- _What the exercise asks_
Print the listing as it stands, omitting all images.

- _Information supplied_

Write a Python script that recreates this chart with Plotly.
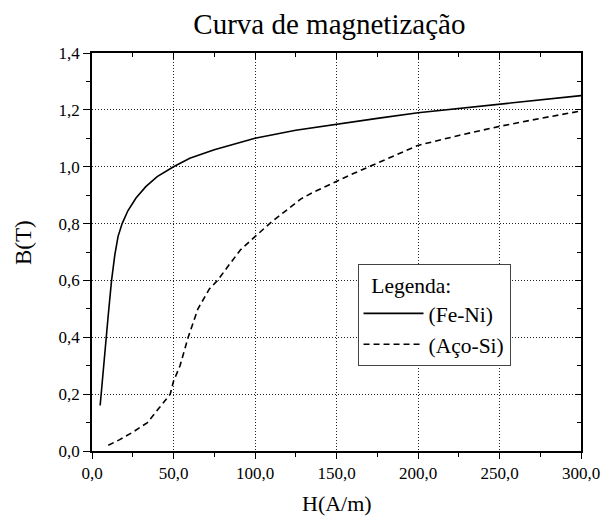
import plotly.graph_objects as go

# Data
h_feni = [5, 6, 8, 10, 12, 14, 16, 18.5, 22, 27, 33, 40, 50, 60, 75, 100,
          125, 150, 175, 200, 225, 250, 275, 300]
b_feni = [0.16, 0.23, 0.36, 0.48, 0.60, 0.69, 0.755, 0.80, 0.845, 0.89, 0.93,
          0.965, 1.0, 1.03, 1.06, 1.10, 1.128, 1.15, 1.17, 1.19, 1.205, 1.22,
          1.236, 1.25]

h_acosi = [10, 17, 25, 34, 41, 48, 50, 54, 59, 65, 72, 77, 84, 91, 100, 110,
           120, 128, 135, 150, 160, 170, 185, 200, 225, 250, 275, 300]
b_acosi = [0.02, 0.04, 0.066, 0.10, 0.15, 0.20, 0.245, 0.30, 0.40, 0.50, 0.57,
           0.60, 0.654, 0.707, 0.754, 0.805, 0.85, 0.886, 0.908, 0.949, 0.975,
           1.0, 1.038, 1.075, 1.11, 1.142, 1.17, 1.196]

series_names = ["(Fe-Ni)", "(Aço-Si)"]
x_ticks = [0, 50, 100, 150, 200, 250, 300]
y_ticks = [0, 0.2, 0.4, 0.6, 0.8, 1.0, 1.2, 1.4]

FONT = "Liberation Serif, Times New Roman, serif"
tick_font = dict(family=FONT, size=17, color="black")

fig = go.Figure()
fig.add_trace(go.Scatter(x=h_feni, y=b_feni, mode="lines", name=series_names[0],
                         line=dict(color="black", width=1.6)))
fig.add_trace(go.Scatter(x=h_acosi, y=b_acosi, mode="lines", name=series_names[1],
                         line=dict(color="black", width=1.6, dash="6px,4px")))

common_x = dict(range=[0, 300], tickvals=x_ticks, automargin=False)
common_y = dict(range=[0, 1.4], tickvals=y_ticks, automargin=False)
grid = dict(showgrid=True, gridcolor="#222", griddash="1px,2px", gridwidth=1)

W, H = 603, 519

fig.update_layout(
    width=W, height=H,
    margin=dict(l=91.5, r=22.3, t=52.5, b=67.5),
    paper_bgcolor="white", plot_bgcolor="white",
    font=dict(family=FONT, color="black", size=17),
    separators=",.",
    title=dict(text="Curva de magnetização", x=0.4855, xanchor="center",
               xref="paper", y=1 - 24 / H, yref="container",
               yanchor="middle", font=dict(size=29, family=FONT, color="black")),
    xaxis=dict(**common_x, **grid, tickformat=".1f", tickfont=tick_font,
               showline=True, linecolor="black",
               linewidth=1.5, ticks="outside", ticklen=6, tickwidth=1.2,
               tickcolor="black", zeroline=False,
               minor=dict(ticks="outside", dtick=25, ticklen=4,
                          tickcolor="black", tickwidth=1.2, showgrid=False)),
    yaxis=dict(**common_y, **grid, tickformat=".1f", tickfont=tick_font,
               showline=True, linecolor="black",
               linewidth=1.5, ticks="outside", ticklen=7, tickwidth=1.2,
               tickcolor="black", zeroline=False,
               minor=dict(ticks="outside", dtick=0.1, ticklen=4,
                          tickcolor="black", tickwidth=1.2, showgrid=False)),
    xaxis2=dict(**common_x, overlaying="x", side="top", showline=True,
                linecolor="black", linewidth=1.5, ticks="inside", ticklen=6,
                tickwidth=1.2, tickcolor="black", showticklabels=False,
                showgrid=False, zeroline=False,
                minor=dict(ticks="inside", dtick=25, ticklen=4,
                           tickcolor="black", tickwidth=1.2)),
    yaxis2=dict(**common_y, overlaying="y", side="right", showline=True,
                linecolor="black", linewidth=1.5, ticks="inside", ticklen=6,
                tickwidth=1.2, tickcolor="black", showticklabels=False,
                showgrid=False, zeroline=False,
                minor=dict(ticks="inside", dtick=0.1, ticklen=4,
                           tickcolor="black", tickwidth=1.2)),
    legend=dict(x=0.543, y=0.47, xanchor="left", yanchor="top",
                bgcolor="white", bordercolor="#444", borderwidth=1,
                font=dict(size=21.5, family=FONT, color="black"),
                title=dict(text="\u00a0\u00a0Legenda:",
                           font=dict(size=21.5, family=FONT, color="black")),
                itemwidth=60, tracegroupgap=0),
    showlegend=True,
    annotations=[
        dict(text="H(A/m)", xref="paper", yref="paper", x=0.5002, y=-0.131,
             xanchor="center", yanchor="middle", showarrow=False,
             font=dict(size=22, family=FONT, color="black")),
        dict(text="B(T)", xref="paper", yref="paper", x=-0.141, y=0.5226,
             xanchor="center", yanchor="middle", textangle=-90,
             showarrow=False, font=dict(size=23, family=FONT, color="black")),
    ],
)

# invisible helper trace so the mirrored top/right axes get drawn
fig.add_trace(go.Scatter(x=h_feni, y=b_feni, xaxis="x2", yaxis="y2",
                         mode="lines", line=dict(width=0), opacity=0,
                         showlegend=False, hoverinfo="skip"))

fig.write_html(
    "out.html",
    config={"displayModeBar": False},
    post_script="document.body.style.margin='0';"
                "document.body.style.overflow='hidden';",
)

- _The result_
Write a Python script that recreates this chart with Plotly.
import plotly.graph_objects as go

# Data
h_feni = [5, 6, 8, 10, 12, 14, 16, 18.5, 22, 27, 33, 40, 50, 60, 75, 100,
          125, 150, 175, 200, 225, 250, 275, 300]
b_feni = [0.16, 0.23, 0.36, 0.48, 0.60, 0.69, 0.755, 0.80, 0.845, 0.89, 0.93,
          0.965, 1.0, 1.03, 1.06, 1.10, 1.128, 1.15, 1.17, 1.19, 1.205, 1.22,
          1.236, 1.25]

h_acosi = [10, 17, 25, 34, 41, 48, 50, 54, 59, 65, 72, 77, 84, 91, 100, 110,
           120, 128, 135, 150, 160, 170, 185, 200, 225, 250, 275, 300]
b_acosi = [0.02, 0.04, 0.066, 0.10, 0.15, 0.20, 0.245, 0.30, 0.40, 0.50, 0.57,
           0.60, 0.654, 0.707, 0.754, 0.805, 0.85, 0.886, 0.908, 0.949, 0.975,
           1.0, 1.038, 1.075, 1.11, 1.142, 1.17, 1.196]

series_names = ["(Fe-Ni)", "(Aço-Si)"]
x_ticks = [0, 50, 100, 150, 200, 250, 300]
y_ticks = [0, 0.2, 0.4, 0.6, 0.8, 1.0, 1.2, 1.4]

FONT = "Liberation Serif, Times New Roman, serif"
tick_font = dict(family=FONT, size=17, color="black")

fig = go.Figure()
fig.add_trace(go.Scatter(x=h_feni, y=b_feni, mode="lines", name=series_names[0],
                         line=dict(color="black", width=1.6)))
fig.add_trace(go.Scatter(x=h_acosi, y=b_acosi, mode="lines", name=series_names[1],
                         line=dict(color="black", width=1.6, dash="6px,4px")))

common_x = dict(range=[0, 300], tickvals=x_ticks, automargin=False)
common_y = dict(range=[0, 1.4], tickvals=y_ticks, automargin=False)
grid = dict(showgrid=True, gridcolor="#222", griddash="1px,2px", gridwidth=1)

W, H = 603, 519

fig.update_layout(
    width=W, height=H,
    margin=dict(l=91.5, r=22.3, t=52.5, b=67.5),
    paper_bgcolor="white", plot_bgcolor="white",
    font=dict(family=FONT, color="black", size=17),
    separators=",.",
    title=dict(text="Curva de magnetização", x=0.4855, xanchor="center",
               xref="paper", y=1 - 24 / H, yref="container",
               yanchor="middle", font=dict(size=29, family=FONT, color="black")),
    xaxis=dict(**common_x, **grid, tickformat=".1f", tickfont=tick_font,
               showline=True, linecolor="black",
               linewidth=1.5, ticks="outside", ticklen=6, tickwidth=1.2,
               tickcolor="black", zeroline=False,
               minor=dict(ticks="outside", dtick=25, ticklen=4,
                          tickcolor="black", tickwidth=1.2, showgrid=False)),
    yaxis=dict(**common_y, **grid, tickformat=".1f", tickfont=tick_font,
               showline=True, linecolor="black",
               linewidth=1.5, ticks="outside", ticklen=7, tickwidth=1.2,
               tickcolor="black", zeroline=False,
               minor=dict(ticks="outside", dtick=0.1, ticklen=4,
                          tickcolor="black", tickwidth=1.2, showgrid=False)),
    xaxis2=dict(**common_x, overlaying="x", side="top", showline=True,
                linecolor="black", linewidth=1.5, ticks="inside", ticklen=6,
                tickwidth=1.2, tickcolor="black", showticklabels=False,
                showgrid=False, zeroline=False,
                minor=dict(ticks="inside", dtick=25, ticklen=4,
                           tickcolor="black", tickwidth=1.2)),
    yaxis2=dict(**common_y, overlaying="y", side="right", showline=True,
                linecolor="black", linewidth=1.5, ticks="inside", ticklen=6,
                tickwidth=1.2, tickcolor="black", showticklabels=False,
                showgrid=False, zeroline=False,
                minor=dict(ticks="inside", dtick=0.1, ticklen=4,
                           tickcolor="black", tickwidth=1.2)),
    legend=dict(x=0.543, y=0.47, xanchor="left", yanchor="top",
                bgcolor="white", bordercolor="#444", borderwidth=1,
                font=dict(size=21.5, family=FONT, color="black"),
                title=dict(text="\u00a0\u00a0Legenda:",
                           font=dict(size=21.5, family=FONT, color="black")),
                itemwidth=60, tracegroupgap=0),
    showlegend=True,
    annotations=[
        dict(text="H(A/m)", xref="paper", yref="paper", x=0.5002, y=-0.131,
             xanchor="center", yanchor="middle", showarrow=False,
             font=dict(size=22, family=FONT, color="black")),
        dict(text="B(T)", xref="paper", yref="paper", x=-0.141, y=0.5226,
             xanchor="center", yanchor="middle", textangle=-90,
             showarrow=False, font=dict(size=23, family=FONT, color="black")),
    ],
)

# invisible helper trace so the mirrored top/right axes get drawn
fig.add_trace(go.Scatter(x=h_feni, y=b_feni, xaxis="x2", yaxis="y2",
                         mode="lines", line=dict(width=0), opacity=0,
                         showlegend=False, hoverinfo="skip"))

fig.write_html(
    "out.html",
    config={"displayModeBar": False},
    post_script="document.body.style.margin='0';"
                "document.body.style.overflow='hidden';",
)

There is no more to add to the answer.